Speaker of Parliament, Hon. Alban Bagbin has cautioned policymakers against establishing the Upper East Region’s long-term development solely on the foundation of finite mineral extraction.
He urged for a strategic pivot that converts temporary resource wealth into lasting economic assets to safeguard the region’s future.
The legislative head noted that mineral resources must serve strictly as a catalyst for broader, sustainable investments rather than an economic crutch that leaves local communities vulnerable.
“Mining is a temporary opportunity, not a permanent development strategy. The true wealth of this region will not ultimately be measured by the minerals extracted from beneath the bowels of the soil, but by the enduring assets created above it, such as productive agriculture, thriving industries, resilient infrastructure, skilled citizens, vibrant enterprises and strong institutions.”
Speaker of Parliament, Hon. Alban Bagbin
The political leader expanded on this position by highlighting that resource extraction is inherently finite and cannot function as a permanent growth strategy.

Speaking at the launch of the region’s 10-Year PEARL Framework, he stressed the urgency of investing mining revenues into enduring sectors above the soil, including resilient infrastructure, vibrant enterprises, and skilled citizens.
He warned that without this structural transition, the region risks falling victim to the resource curse— a paradox where mineral wealth leads to environmental degradation and economic stagnation.
The Pitfalls of Single-Resource Dependence
The vulnerability of economies that rely heavily on a single extractive industry is well documented across emerging markets.
When sub-surface minerals are depleted, communities that failed to diversify are routinely left with devastated landscapes, collapsed local commerce, and severely compromised livelihoods.
By treating mining as the primary economic engine, regional planning creates a boom-and-bust cycle that leaves future generations to inherit the environmental liabilities of mining pits without the financial cushion to manage them.
The introduction of the “Prosperity through Enterprise, Agriculture, Resilience and Livelihoods” (PEARL) Framework represents a deliberate structural attempt to intercept this cycle.
This ten-year blueprint seeks to pull approximately GH¢8.6 billion in public and private sector investments into alternative industries.

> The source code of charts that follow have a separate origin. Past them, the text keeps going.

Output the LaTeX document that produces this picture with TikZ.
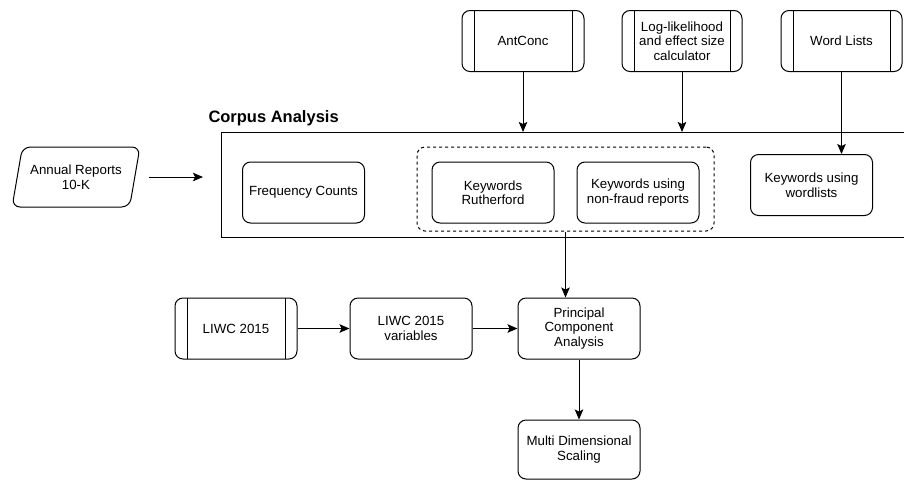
\documentclass[tikz,border=0pt]{standalone}
\usepackage{fontspec}
\setmainfont{Liberation Sans}
\usetikzlibrary{arrows.meta,positioning,shapes.geometric}

\begin{document}
\begin{tikzpicture}[
  x=1pt, y=-1pt,
  font=\fontsize{13.3}{14.5}\selectfont,
  >={Stealth[length=10pt, width=8.5pt, inset=2pt]},
  line width=1pt,
  box/.style={draw, rounded corners=8pt, align=center, inner sep=2pt, minimum width=122pt, minimum height=61pt},
  process/.style={box, path picture={
      \draw ([xshift=12pt]path picture bounding box.north west) -- ([xshift=12pt]path picture bounding box.south west);
      \draw ([xshift=-12pt]path picture bounding box.north east) -- ([xshift=-12pt]path picture bounding box.south east);}},
  data/.style={draw, trapezium, trapezium left angle=71, trapezium right angle=109, trapezium stretches=true,
    rounded corners=8pt, align=center, inner sep=1pt, minimum width=128pt, minimum height=60pt},
  arrow/.style={->}
]
  \useasboundingbox (0,0) rectangle (904,480);

  \node[data] (ar) at (76,177) {Annual Reports\\10-K};
  \node[draw, anchor=north west, minimum width=685pt, minimum height=105pt, inner sep=0pt] (corpus) at (221,132) {};
  \node[anchor=base west, font=\fontsize{16.5}{18}\selectfont\bfseries, inner sep=0pt] (title) at (208,122) {Corpus Analysis};

  \node[box] (freq) at (303.5,192.5) {Frequency Counts};
  \node[box] (kwr) at (493,192.5) {Keywords\\Rutherford};
  \node[box, right=22pt of kwr] (kwn) {Keywords using\\non-fraud reports};
  \node[box] (kww) at (811.5,185) {Keywords using\\wordlists};
  \node[draw, dashed, rounded corners=8pt, minimum width=297pt, minimum height=84pt] (grp) at (565.5,189) {};

  \node[process] (antconc) at (523,41) {AntConc};
  \node[process, minimum width=120pt] (llc) at (682,41) {Log-likelihood\\and effect size\\calculator};
  \node[process, minimum width=121pt] (wl) at (841.5,41) {Word Lists};

  \node[process] (liwc) at (236,328.5) {LIWC 2015};
  \node[box, right=52pt of liwc] (liwcv) {LIWC 2015\\variables};
  \node[box, right=45pt of liwcv] (pca) {Principal\\Component\\Analysis};
  \node[box, below=60pt of pca, minimum height=59pt] (mds) {Multi Dimensional\\Scaling};

  \draw[arrow] ([xshift=14pt]ar.east) -- ([xshift=-18pt]ar.east -| corpus.west);
  \draw[arrow] (antconc) -- (antconc.south |- corpus.north);
  \draw[arrow] (llc) -- (llc.south |- corpus.north);
  \draw[arrow] (wl) -- (wl.south |- kww.north);
  \draw[arrow] (grp.south) -- (grp.south |- pca.north);
  \draw[arrow] (liwc) -- (liwcv);
  \draw[arrow] (liwcv) -- (pca);
  \draw[arrow] (pca) -- (mds);
\end{tikzpicture}
\end{document}
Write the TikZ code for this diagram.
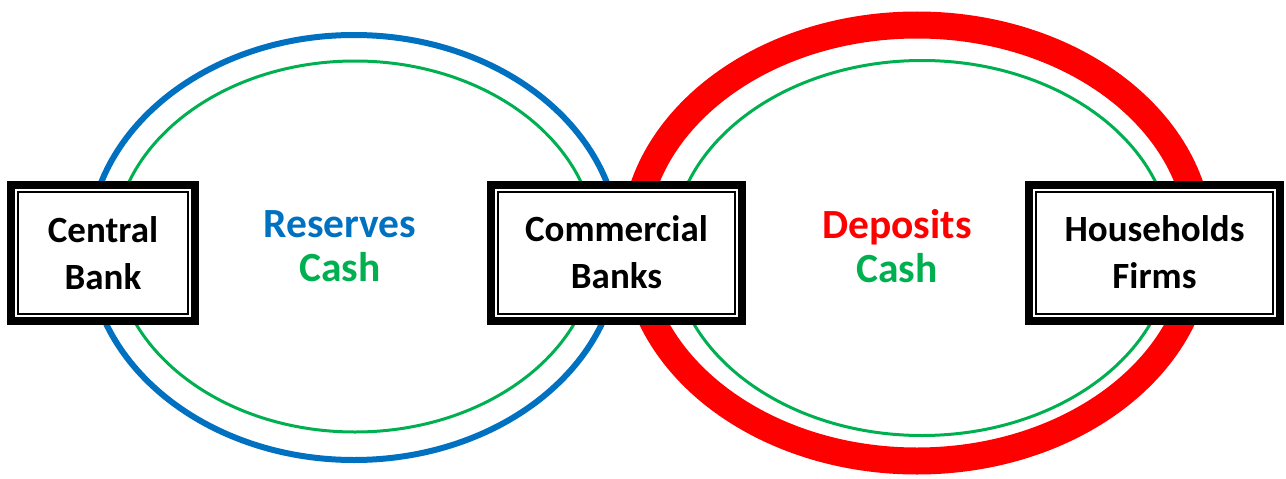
\documentclass[tikz,border=0pt]{standalone}
\usepackage{fontspec}
\setmainfont{Carlito}
\definecolor{ringblue}{RGB}{0,112,192}
\definecolor{ringgreen}{RGB}{0,176,80}
\definecolor{ringred}{RGB}{255,0,0}
\tikzset{
  bankbox/.style={draw=black, fill=white, line width=8pt, minimum width=251pt, minimum height=136pt,
    align=center, inner sep=0pt, font=\fontsize{37pt}{47pt}\selectfont\bfseries},
  innerframe/.style={draw=black, line width=2pt},
  flowlabel/.style={align=center, inner sep=0pt, font=\fontsize{41.5pt}{44pt}\selectfont\bfseries}
}
\begin{document}
\begin{tikzpicture}[x=1pt,y=-1pt]
\useasboundingbox (0,0) rectangle (1286,479);
% rings
\draw[ringblue, line width=6pt] (354,247.5) ellipse [x radius=265.5, y radius=212.5];
\draw[ringgreen, line width=3pt] (355,246.5) ellipse [x radius=241, y radius=185.5];
\draw[ringred, line width=27pt] (917,243) ellipse [x radius=283, y radius=218];
\draw[ringgreen, line width=3pt] (922,248) ellipse [x radius=249.5, y radius=187.5];
% boxes
\node[bankbox, minimum width=184pt] (cb) at (103,253) {Central\\Bank};
\node[bankbox] (com) at (616.5,252.5) {Commercial\\Banks};
\node[bankbox] (hh) at (1154.5,252.5) {Households\\Firms};
\foreach \n in {cb,com,hh}{
  \draw[innerframe] ([shift={(11pt,11pt)}]\n.south west) rectangle ([shift={(-11pt,-11pt)}]\n.north east);
}
% labels
\node[flowlabel] (res) at (340,246.5) {\textcolor{ringblue}{Reserves}\\\textcolor{ringgreen}{Cash}};
\node[flowlabel] (dep) at (897,246.5) {\textcolor{ringred}{Deposits}\\\textcolor{ringgreen}{Cash}};
\end{tikzpicture}
\end{document}
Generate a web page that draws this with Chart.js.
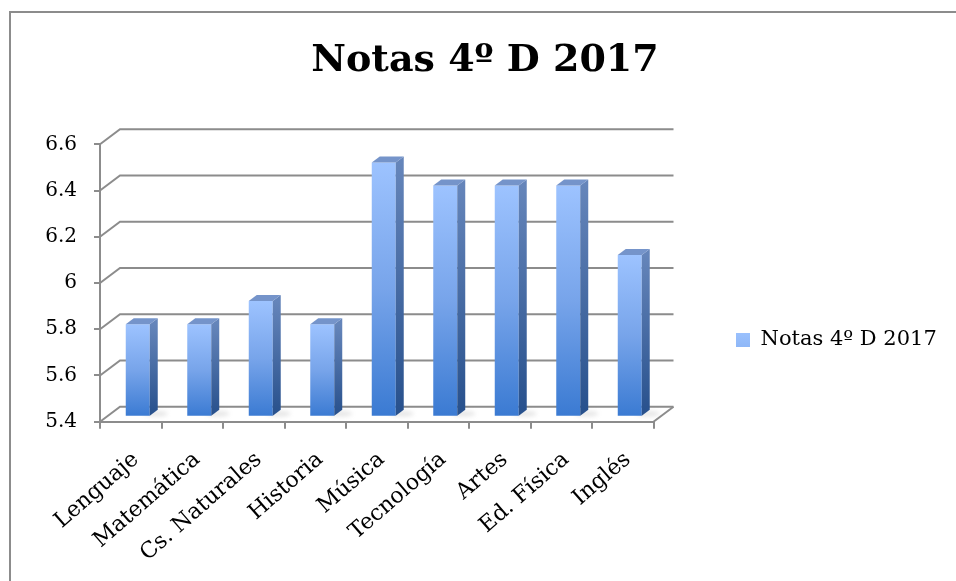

By anchoring regional growth to surface-level activities, the framework establishes an economic buffer that ensures the local population remains productive long after mineral concessions are exhausted.
Unlocking Alternative Frontiers for Permanent Prosperity
True economic resilience in northern Ghana lies within its untapped trans-border trade potential and its immense agricultural capacity.
The Upper East Region shares direct borders with Burkina Faso and Togo, positioning it uniquely as a strategic gateway to the broader Sahelian and West African markets.
Capitalizing on this geographical advantage requires building robust logistical networks and expanding agro-industrial processing facilities rather than allocating all institutional focus toward underground resources.
Transitioning the regional economic base toward a self-sustaining ecosystem requires that mining revenues be actively rechanneled into commercial farming, small and medium enterprise capitalization, and green energy initiatives.
Cultivating thousands of acres of irrigable land and adding value to local crops generates stable, multi-generational employment that mineral extraction simply cannot sustain.
The conversion of finite underground capital into permanent human capital and industrial infrastructure remains the only viable path to insulating the territory from global commodity price shocks.
Institutional Responsibility and the Future of the Upper East
Implementing a cross-sector economic overhaul demands a non-partisan, legally disciplined approach to managing mineral royalties and corporate social investments.
Regulatory bodies and municipal authorities must strictly enforce environmental reclamation laws while ensuring that local revenues are transparently directed toward public infrastructure.
The success of the PEARL initiative depends entirely on the collective political will to prioritize structural transformation over quick-fix mineral windfalls.
National and regional policy leaders must collaborate to ensure this developmental blueprint receives the sustained administrative attention it deserves.
Transforming temporary extractive wealth into tangible, permanent prosperity above the soil is not merely an optional policy preference; it is an absolute obligation to the future generations of northern Ghana.